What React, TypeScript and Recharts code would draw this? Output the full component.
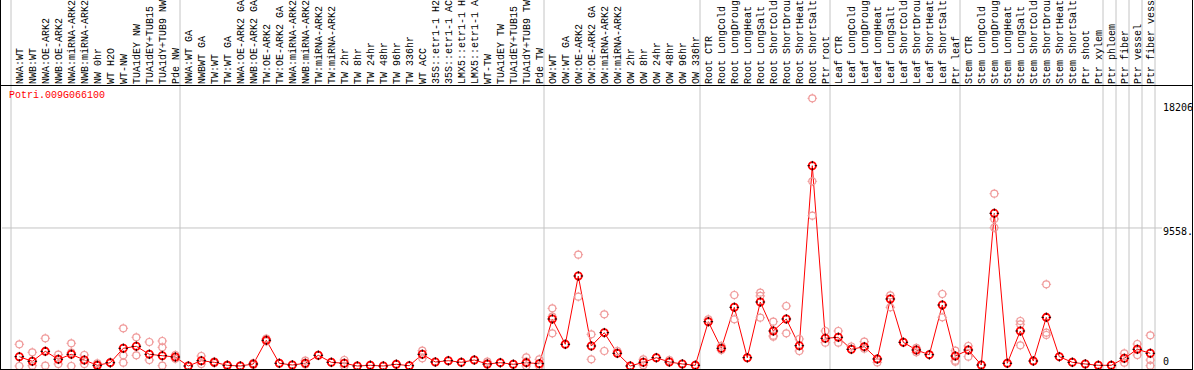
import React from "react";
import {
  ComposedChart,
  Line,
  Scatter,
  XAxis,
  YAxis,
  ReferenceLine,
} from "recharts";

const geneId = "Potri.009G066100";

const categories = [
  "NWA:WT", "NWB:WT", "NWA:OE-ARK2", "NWB:OE-ARK2", "NWA:miRNA-ARK2", "NWB:miRNA-ARK2",
  "NW 0hr", "WT H2O", "WT-NW", "TUA1dEY NW", "TUA1dEY+TUB15", "TUA1dY+TUB9 NW", "Pde NW",
  "NWA:WT GA", "NWBWT GA", "TW:WT", "TW:WT GA", "NWA:OE-ARK2 GA", "NWB:OE-ARK2 GA",
  "TW:OE-ARK2", "TW:OE-ARK2 GA", "NWA:miRNA-ARK2", "NWB:miRNA-ARK2", "TW:miRNA-ARK2",
  "TW:miRNA-ARK2", "TW 2hr", "TW 8hr", "TW 24hr", "TW 48hr", "TW 96hr", "TW 336hr",
  "WT ACC", "35S::etr1-1 H2", "35S::etr1-1 AC", "LMX5::etr1-1 H", "LMX5::etr1-1 A",
  "WT-TW", "TUA1dEY TW", "TUA1dEY+TUB15", "TUA1dY+TUB9 TW", "Pde TW",
  "OW:WT", "OW:WT GA", "OW:OE-ARK2", "OW:OE-ARK2 GA", "OW:miRNA-ARK2", "OW:miRNA-ARK2",
  "OW 2hr", "OW 8hr", "OW 24hr", "OW 48hr", "OW 96hr", "OW 336hr",
  "Root CTR", "Root LongCold", "Root LongDroug", "Root LongHeat", "Root LongSalt",
  "Root ShortCold", "Root ShortDrou", "Root ShortHeat", "Root ShortSalt", "Ptr root",
  "Leaf CTR", "Leaf LongCold", "Leaf LongDroug", "Leaf LongHeat", "Leaf LongSalt",
  "Leaf ShortCold", "Leaf ShortDrou", "Leaf ShortHeat", "Leaf ShortSalt", "Ptr leaf",
  "Stem CTR", "Stem LongCold", "Stem LongDroug", "Stem LongHeat", "Stem LongSalt",
  "Stem ShortCold", "Stem ShortDrou", "Stem ShortHeat", "Stem ShortSalt", "Ptr shoot",
  "Ptr xylem", "Ptr phloem", "Ptr fiber", "Ptr vessel", "Ptr fiber vess",
];

const means = [
  644, 325, 1016, 464, 810, 415, 48, 229, 1226, 1364, 810, 713, 623,
  0, 367, 256, 48, 0, 139, 1780, 187, 69, 187, 741, 256, 187, 0, 48, 0, 118, 21, 810, 277, 367,
  256, 415, 139, 229, 118, 229, 159,
  3255, 1503, 6233, 1385, 2308, 879, 0, 256, 575, 277, 139, 48,
  3068, 1226, 4065, 575, 4432, 2424, 3255, 1406, 13871, 1918,
  1987, 1156, 1337, 485, 4640, 1641, 1108, 783, 4224, 692,
  1108, 69, 10574, 187, 2424, 346, 3370, 645, 256, 139, 48,
  48, 533, 1156, 879,
];

const rep1 = [
  1503, 948, 1918, 783, 1572, 762, 187, 260, 2610, 1987, 1662, 1731, 760,
  0, 692, 300, 80, 0, 200, 1890, 187, 69, 367, 741, 256, 415, 0, 48, 0, 118, 21, 1060, 277, 367,
  256, 415, 300, 229, 118, 602, 464,
  3993, 1503, 7710, 2194, 3578, 1039, 0, 464, 575, 415, 139, 48,
  3234, 1400, 4917, 575, 5076, 3068, 4155, 1870, 18538, 2424,
  2424, 1350, 1683, 485, 4894, 1641, 1250, 783, 4986, 1060,
  1385, 69, 11932, 187, 3116, 346, 5655, 645, 256, 139, 48,
  48, 879, 1523, 2126,
];

const rep2 = [
  0, 21, 21, 139, 921, 139, 0, 200, 741, 741, 415, 1295, 500,
  null, 139, 200, 0, null, 80, 1700, null, null, 100, null, null, 0, null, null, null, null, null, 533, null, null,
  null, null, 100, null, null, 300, 0,
  3417, null, 4800, 464, 1039, 879, null, 50, null, 277, null, null,
  3068, 1100, 3234, null, 4850, 2029, 2264, 1039, 12790, 1614,
  1614, 1156, 1200, 250, 4065, null, 950, null, 3370, 367,
  645, null, 10180, null, 2885, null, 2308, null, null, null, null,
  null, 229, 762, 415,
];

const rep3 = [
  null, null, null, null, 0, null, null, null, 229, null, null, 21, null,
  null, null, null, null, null, null, null, null, null, null, null, null, null, null, null, null, null, null, null, null, null,
  null, null, null, null, null, 0, null,
  2264, null, null, null, null, null, null, null, null, null, null, null,
  null, null, null, null, 3345, 2100, null, null, 10408, null,
  null, null, null, null, null, null, null, null, null, 300,
  null, null, 9577, null, 1431, null, 2147, null, null, null, null,
  null, null, null, 21,
];

// first category index of each block, plus the end
const groupStarts = [0, 13, 41, 53, 63, 73, 84, 85, 86, 87, 88];

const yTicks = [0, 9558, 18206];
const yTickLabels = ["0", "9558.", "18206"];

const lineData = means.map((m, i) => ({ x: i, mean: m }));
const repData = [rep1, rep2, rep3].flatMap((r) =>
  r
    .map((v, i) => (v == null ? null : { x: i, y: v }))
    .filter((d): d is { x: number; y: number } => d !== null)
);

const GRID = "#c4c4c4";
const MONO = "'Liberation Mono', 'DejaVu Sans Mono', monospace";

const MeanDot = (props: any) => {
  const { cx, cy, index } = props;
  if (cx == null || cy == null) return <g key={index} />;
  return (
    <g key={index}>
      <circle cx={cx} cy={cy} r={3.6} fill="none" stroke="#ff0000" strokeWidth={1.8} />
      <line x1={cx} x2={cx} y1={cy - 4.8} y2={cy - 2.4} stroke="#000" strokeWidth={1} />
      <line x1={cx} x2={cx} y1={cy + 2.4} y2={cy + 4.8} stroke="#000" strokeWidth={1} />
      <line x1={cx - 4.8} x2={cx - 2.4} y1={cy} y2={cy} stroke="#000" strokeWidth={1} />
      <line x1={cx + 2.4} x2={cx + 4.8} y1={cy} y2={cy} stroke="#000" strokeWidth={1} />
    </g>
  );
};

const RepDot = (props: any) => {
  const { cx, cy } = props;
  const c = "#f09c9c";
  return (
    <g>
      <circle cx={cx} cy={cy} r={3.5} fill="none" stroke={c} strokeWidth={1.2} />
      <line x1={cx} x2={cx} y1={cy - 4.8} y2={cy - 3} stroke={c} strokeWidth={1} />
      <line x1={cx} x2={cx} y1={cy + 3} y2={cy + 4.8} stroke={c} strokeWidth={1} />
      <line x1={cx - 4.8} x2={cx - 3} y1={cy} y2={cy} stroke={c} strokeWidth={1} />
      <line x1={cx + 3} x2={cx + 4.8} y1={cy} y2={cy} stroke={c} strokeWidth={1} />
    </g>
  );
};

const XTick = (props: any) => {
  const { x, y, payload } = props;
  const label = categories[payload.value];
  return (
    <text
      transform={`translate(${x + 3.5},${y}) rotate(-90)`}
      textAnchor="start"
      fontFamily={MONO}
      fontSize={10}
      fill="#000"
    >
      {label}
    </text>
  );
};

const YTick = (props: any) => {
  const { x, y, payload } = props;
  const idx = yTicks.indexOf(payload.value);
  const label = idx >= 0 ? yTickLabels[idx] : String(payload.value);
  const isZero = payload.value === 0;
  return (
    <text
      x={x}
      y={isZero ? y - 1 : y + 7.5}
      textAnchor="start"
      fontFamily="'DejaVu Sans Mono', monospace"
      fontSize={10}
      fill="#000"
    >
      {label}
    </text>
  );
};

const SepLine = (props: any) => {
  const { x1, y2 } = props;
  return <line x1={x1} x2={x1} y1={0} y2={y2} stroke={GRID} strokeWidth={1} />;
};

export default function App() {
  return (
    <div style={{ position: "absolute", left: 0, top: 0, width: 1194, height: 370, background: "#fff" }}>
      <style>{`body{margin:0;}`}</style>
      <ComposedChart
        width={1194}
        height={370}
        margin={{ top: 0, right: 0, left: 2, bottom: 1 }}
      >
        <XAxis
          xAxisId="x"
          type="number"
          dataKey="x"
          orientation="top"
          height={86}
          domain={[-1.331, 87.9]}
          allowDataOverflow
          ticks={categories.map((_, i) => i)}
          interval={0}
          tick={<XTick />}
          tickSize={0}
          tickMargin={2}
          axisLine={false}
          tickLine={false}
        />
        <YAxis
          yAxisId="y"
          orientation="right"
          width={32}
          type="number"
          domain={[-208, 19391]}
          allowDataOverflow
          ticks={yTicks}
          interval={0}
          tick={<YTick />}
          tickSize={0}
          tickMargin={1}
          axisLine={false}
          tickLine={false}
        />
        <ReferenceLine xAxisId="x" yAxisId="y" y={9558} stroke={GRID} strokeWidth={1} />
        {groupStarts.map((g) => (
          <ReferenceLine
            key={`sep-${g}`}
            xAxisId="x"
            yAxisId="y"
            x={g - 0.638}
            stroke={GRID}
            shape={SepLine}
          />
        ))}
        <Scatter
          xAxisId="x"
          yAxisId="y"
          data={repData}
          dataKey="y"
          shape={RepDot}
          isAnimationActive={false}
        />
        <Line
          xAxisId="x"
          yAxisId="y"
          data={lineData}
          dataKey="mean"
          type="linear"
          stroke="#ff0000"
          strokeWidth={1}
          dot={MeanDot}
          activeDot={false}
          isAnimationActive={false}
        />
      </ComposedChart>
      <div
        style={{
          position: "absolute",
          left: 9,
          top: 90,
          fontFamily: MONO,
          fontSize: 10,
          lineHeight: "12px",
          color: "#ff0000",
          whiteSpace: "nowrap",
        }}
      >
        {geneId}
      </div>
      <div style={{ position: "absolute", left: 0, top: 0, width: 1, height: 370, background: "#000" }} />
      <div style={{ position: "absolute", left: 1192, top: 0, width: 1, height: 370, background: "#000" }} />
      <div style={{ position: "absolute", left: 0, top: 85, width: 1193, height: 1, background: "#000" }} />
      <div style={{ position: "absolute", left: 0, top: 369, width: 1193, height: 1, background: "#000" }} />
    </div>
  );
}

— Task directions —
From the listing, copy each line containing the word "React".

— Solution to this exercise —
What React, TypeScript and Recharts code would draw this? Output the full component.
import React from "react";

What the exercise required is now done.